A Idade Média acabou por razões parecidas, quando de fato começaram a surgir Estados-Nações e, posteriormente, Repúblicas Democráticas de Direito. A decorrência de Guerras Frias ou sangrentas por disputas de poder mais se aproximam dos déspotas de antigamente do que de revoluções populares por igualdade de direitos para todos. Esta é a diferença de um governante ditador e um líder emancipador. Uma pessoa ciente de que a sua vida está ali para servir a todos, e não o inverso. Qual dos dois tipos estaria à altura dos colossos naturais da Terra para nos representar? Este é o fardo da ‘coroa’ (ou, atualmente, de uma faixa presidencial) que pode queimar a cabeça (ou o peito) sobre a qual ela se coloca.
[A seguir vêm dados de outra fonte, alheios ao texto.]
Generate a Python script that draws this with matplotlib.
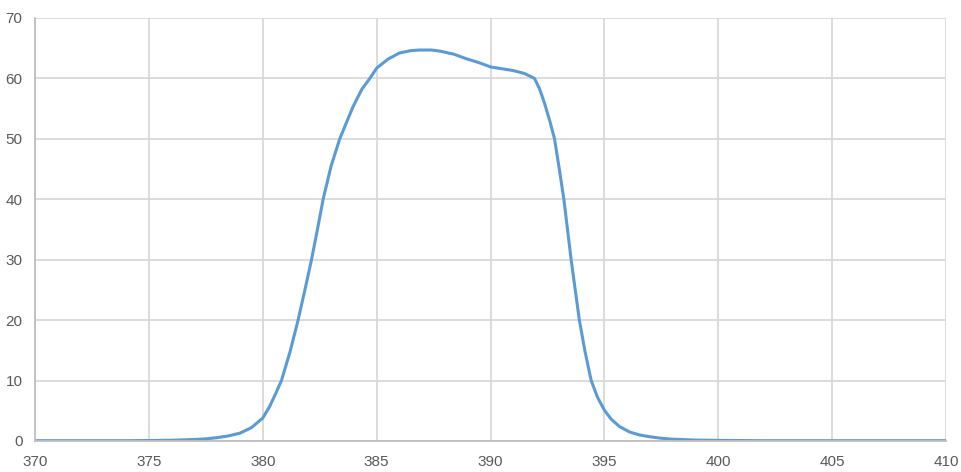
import matplotlib.pyplot as plt
import numpy as np

# wavelength (nm) and transmission (%)
wavelength = [370, 372, 374, 375, 376, 377, 377.5, 378, 378.5, 379, 379.5, 380, 380.3, 380.55,
              380.82, 381.2, 381.55, 381.85, 382.14, 382.4, 382.65, 383.0, 383.38, 383.96,
              384.35, 384.7, 385.0, 385.5, 386.0, 386.5, 386.9, 387.4, 387.8, 388.4, 388.9,
              389.5, 390.0, 390.5, 391.0, 391.5, 391.93, 392.15, 392.37, 392.6, 392.81,
              393.02, 393.22, 393.38, 393.54, 393.72, 393.9, 394.15, 394.42, 394.7, 395.0,
              395.3, 395.66, 396.1, 396.54, 397.0, 397.5, 398, 399, 400, 402, 405, 410]
transmission = [0.05, 0.05, 0.05, 0.08, 0.12, 0.25, 0.35, 0.55, 0.85, 1.3, 2.2, 3.8, 5.7, 7.7,
                10.0, 14.8, 20.0, 25.0, 30.0, 35.0, 40.0, 45.5, 50.0, 55.3,
                58.2, 60.0, 61.7, 63.2, 64.2, 64.6, 64.7, 64.7, 64.5, 64.0, 63.3,
                62.6, 61.9, 61.6, 61.3, 60.8, 60.0, 58.3, 55.9, 53.0, 50.0,
                45.0, 40.0, 35.0, 30.0, 25.0, 20.0, 14.8, 10.0, 7.2, 5.1,
                3.6, 2.4, 1.5, 1.0, 0.7, 0.45, 0.3, 0.15, 0.1, 0.05, 0.05, 0.05]

plt.rcParams['font.family'] = ['Liberation Sans', 'DejaVu Sans']

fig = plt.figure(figsize=(9.62, 4.72), dpi=100)
ax = fig.add_axes([0.0364, 0.0657, 0.947, 0.8962])

ax.plot(wavelength, transmission, color='#5B9BD5', linewidth=2.2,
        solid_capstyle='round', solid_joinstyle='round')

ax.set_xlim(370, 410)
ax.set_ylim(0, 70)
ax.set_xticks(np.arange(370, 411, 5))
ax.set_yticks(np.arange(0, 71, 10))
ax.grid(True, color='#D9D9D9', linewidth=1.3)
ax.set_axisbelow(True)

for side in ['top', 'right']:
    ax.spines[side].set_visible(False)
for side in ['left', 'bottom']:
    ax.spines[side].set_color('#BFBFBF')
    ax.spines[side].set_linewidth(1.3)

ax.tick_params(length=0, labelsize=11, labelcolor='#595959')
ax.tick_params(axis='x', pad=10)
ax.tick_params(axis='y', pad=9)

fig.savefig('out.png', dpi=100)
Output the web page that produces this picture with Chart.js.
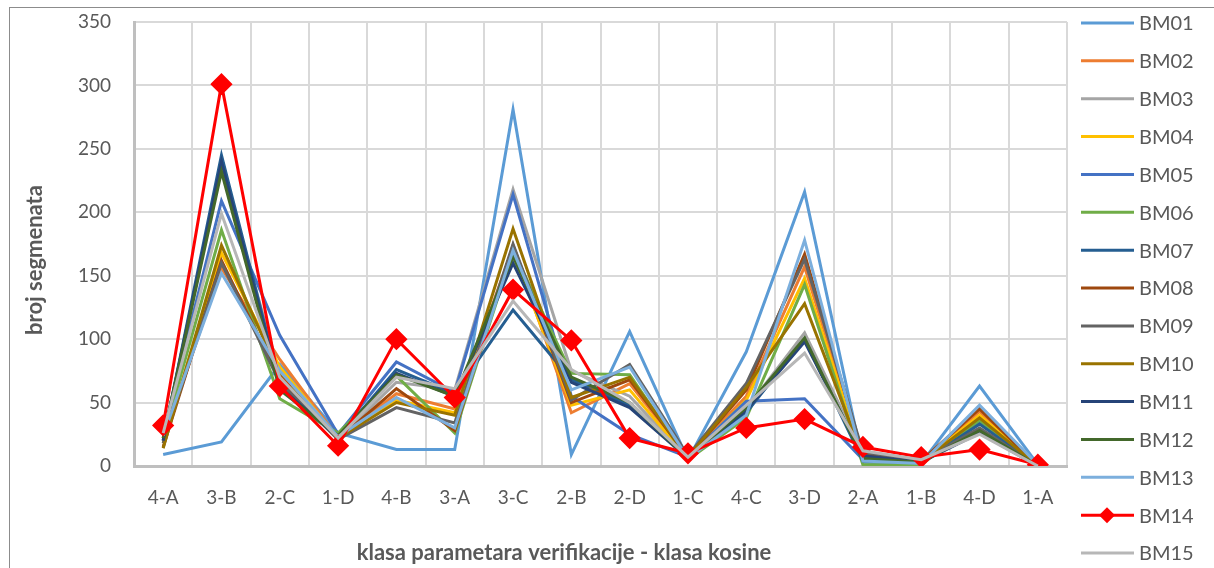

Esta é a diferença não em se ostentar uma espada mágica como Excalibur ou o machado do cavaleiro verde servindo de legitimadores de extremismos, e sim a diferença entre saber a honra de ser detentor de tal poder e não precisar desembainhar sua lâmina sem necessidade. A diferença de ser consciente da proporcionalidade de seus atos e se responsabilizar por eles, não se permitindo esconder por trás de artifícios egoístas. E que lutar pelo que é certo é às vezes se sacrificar por uma causa maior em nome de todos. Isto sim deveria ser passado de pai para filho. E, mesmo numa história em que estamos falando mais de reis do que de rainhas, espere um pouco até a cena pós créditos em “The Green Knight” para ver que até o filme irá se posicionar em relação a outras representatividades que o presente nos oferece para além da estrutura patriarcal.

**Este artigo não reflete, necessariamente, a opinião da Revista Fórum.